The Depression and the New
Deal
The Great Depression
and the events leading up to it devastated Lee County farmers. In August
1932, as many as half of the county's tobacco barns stood empty, and
farmers left fields unplanted as prices fell below the cost of productions.
The Depression dealt a substantial blow to downtown as banks closed,
foreclosures escalated, and a drop in revenues forced the Lee County
government to issue scrip in order to meet its financial obligations.
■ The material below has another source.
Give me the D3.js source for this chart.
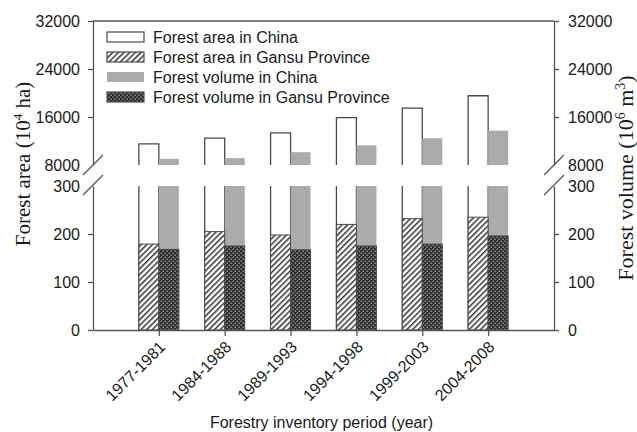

It had become apparent to community leaders that the need to diversify
the local economy was imperative, both through private enterprise and
public intervention.
Stimulated by the road improvements of the period and the growth of
the urban markets, dairy farming in Lee County escalated to a commercial
scale during the 1920s. One of the county’s largest operations
dates to 1927, when Philip C. Yarborough established Fairview Dairies,
Inc., near Osgood. Yarborough built a pasteurizing plant on McIver Street
in Downtown Sanford in 1935 and introduced Fairview Ice Cream, which
he retailed at two Dairy Bar Outlets.
The New Deal
helped to generate public construction projects in the county, particularly
near and in downtown. Recreational facilities such as a municipal golf
course and a swimming pool were constructed on the outskirts of Sanford,
and a modernistic armory went up on McIver Street. First Lady Eleanor
Roosevelt stopped in Sanford on April 28, 1940, to visit a National
Youth Administration (NYA) "homemaking center" then under
construction on Tryon Street. The homemaking center was one of several
projects undertaken by the NYA boys, including renovations at the county
courthouse and work on the municipal swimming pool and tennis courts
on Park Avenue. Through public construction projects and diversification
of the economic base, the New Deal helped ease downtown's passage through
the difficult years of the Great Depression.